İstanbul Büyükşehir Belediye Başkanı Ekrem İmamoğlu, sosyal medya hesabından yaptığı açıklamada, Türkiye'nin karşı karşıya olduğu bölgesel ve iç tehditlere karşı toplumsal dayanışma ve kurumsal güçlenme çağrısında bulundu. İmamoğlu, “Çevremiz ateş çemberine dönmüşken tüm cephelerimizi tahkim etmeliyiz” diyerek, güçlü bir toplum ve liyakatle işleyen devlet yapısının önemine dikkat çekti.
İmamoğlu paylaşımında, sadece askeri değil, toplumsal ve kurumsal anlamda da güçlendirilmiş bir "iç cephe"ye ihtiyaç olduğunu vurguladı. “Tüm kurumlarıyla vatandaşına güven veren bir devlet, güçlü bir toplum olmalıyız” ifadelerini kullanan İmamoğlu, mevcut iktidarın partizanlık ve liyakatsizlik üzerinden ülkeyi zayıflattığını savundu.
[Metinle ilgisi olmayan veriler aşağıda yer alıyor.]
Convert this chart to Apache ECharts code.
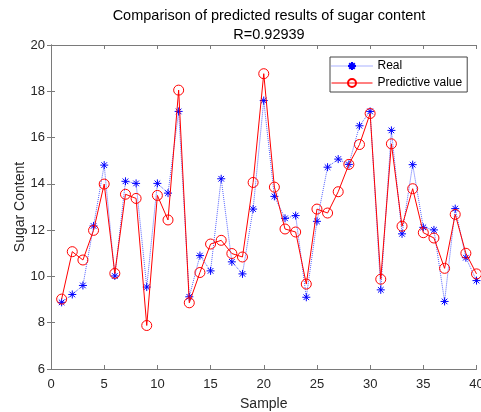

İmamoğlu’nun açıklamasının tamamı şöyle:
“Çevremiz ateş çemberine dönmüşken tüm cephelerimizi tahkim etmeliyiz.
Bunun için her alanda güçlü bir ülke olmalıyız. Tüm kurumlarıyla vatandaşına güven veren bir devlet, güçlü bir toplum olmalıyız. Gücünü ve olanaklarını kendi iktidarı için değil, ülkede yaşayan her vatandaşın güçlenmesi için kullanan bir akla ihtiyacımız var.
Partizanlık, kayırmacılık, günü kurtarma, fırsatçılık, liyakatsizlik gibi kavramlar bütün ülkeleri içeriden derin derin kemiren, iktidarların keneleridir. Bu iktidarlar dışarıdan güçlü görünür ama içi boştur. Eğitimimiz, adalet sistemimiz, akademimiz, ekonomimiz başta olmak üzere bütün kurumlarımız liyakatle oluşturulmalı ve sapasağlam olmalı.
Biz ülkemizin gerçekten güçlü olmasını, komşuları ve bölgesi için sahici bir barış unsuru olmasını istiyoruz. Devamlı fitne fesat peşinde koşan, toplumsal kutuplaşmadan, ayrışmadan, çatışmadan beslenen, kendine devamlı suni düşmanlar üreten, sandıkta yenemediği rakiplerini hapse atan bugünkü iktidarla bunun asla başarılamayacağını düşünüyoruz.
Güçlendirmemiz gereken cephe tüm toplumdur, her bir bireydir, bu ülkenin en verimli kaynağı olan insanlarıdır. Bu akılla bir başarı hikayesi yazılabilir, iç cephe böyle güçlendirilebilir.
Her görüşten vatandaşın birbirine sımsıkı sarıldığı, ortak hedeflere odaklandığı, kişilerin değil kurumların ve toplumun güçlendiği bir ülke inşa edeceğiz.”